Research has shown a link between language and gender, in particular words that can put off women from applying for roles. Tech company Atlassian achieved an increase of 80% in female hires simply by changing the wording in adverts.
Whilst research has shown the link between language and gender, similar research has not been conducted on the impact of language on other groups. It is likely that language in job adverts will put people off from different backgrounds or those from ethnic minorities. Unfortunately at the time of writing this research has not been conducted.
Why does this matter?
The population from which you are recruiting is diverse. Reducing the pool of candidates reduces the diversity within your business. Companies with strong gender and ethnic diversity are 15% and 35% respectively more likely to outperform their competitors (McKinsey).
Your advert will attract those who use the type of language you have used in your advert. Those people will use that language in the workplace and with your customers. It’s vital that language used represents your business and brand. If using a recruitment agency it is equally important to ensure they are using language that matches your culture.
If your advert attracts the wrong person or gives the wrong impression of the job or culture, that person will eventually leave and be unlikely to perform well whilst they are with you.
What are the words to avoid?
When a person reads your job advert, you want them to identify with it and see themselves in the role working for you. It should attract attention and make them feel like this is a role worth putting in the effort to apply for. A study of 4,000 job ads found that women were put off from applying for jobs that used wording associated with masculine stereotypes such as “ambitious”, “aggressive” and “persistent”.
Interestingly, a recent LinkedIn study found that the word “aggressive” puts off 44% of women and 1/3rd of men. We can see from these numbers that we are not putting off everyone, but given these statistics, an advert with “aggressive” in it will get more male applicants. That said, that word is also putting off 1/3rd of men. Overall that’s quite a proportion of the population that this advert is immediately preventing from applying.
The job advert using a word like “aggressive” may accurately represent the company culture, in which case the issue is not so much about advert wording. If that isn’t the culture or it’s not the culture you want then the advert won’t be appealing to the right people.
It’s not just language putting people off
Many organisations work hard to remove personal details and make recruiting anonymous in order to overcome issues of bias. The reality is gender bias (and most likely other types of bias) starts long before the CVs even arrive.

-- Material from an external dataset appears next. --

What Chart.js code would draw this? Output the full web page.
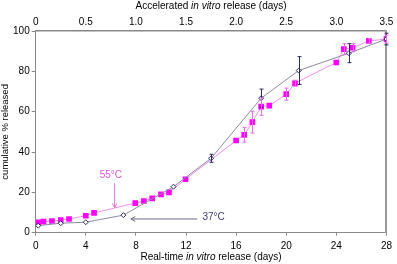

It’s not just external recruitment where gender bias exists. Google found in 2012 that women were less likely to nominate themselves for internal promotion. This is unsurprising to anyone who has looked at gender differences. Women tend to be more modest. They are more likely to be penalised for standing up, putting themselves forward and asserting they believe they are capable.
An internal report by Hewlett Packard reportedly found that women apply for roles only when they meet 100% of the criteria whilst men will apply when they meet 60%. Long lists of criteria are also found to put off women.
What can employers do?
Your advert is a window into your company and what it’s like to work there. Ensure you provide detailed and accurate information. Think about the job seeker like you would a customer. Consider what they want and what they need to know. Establish what will attract them to want to work for you.
Think about the language. Don’t just pull up the last advert or the job description and use that. Review those words and use language that is more inclusive and will therefore attract a wider pool of people.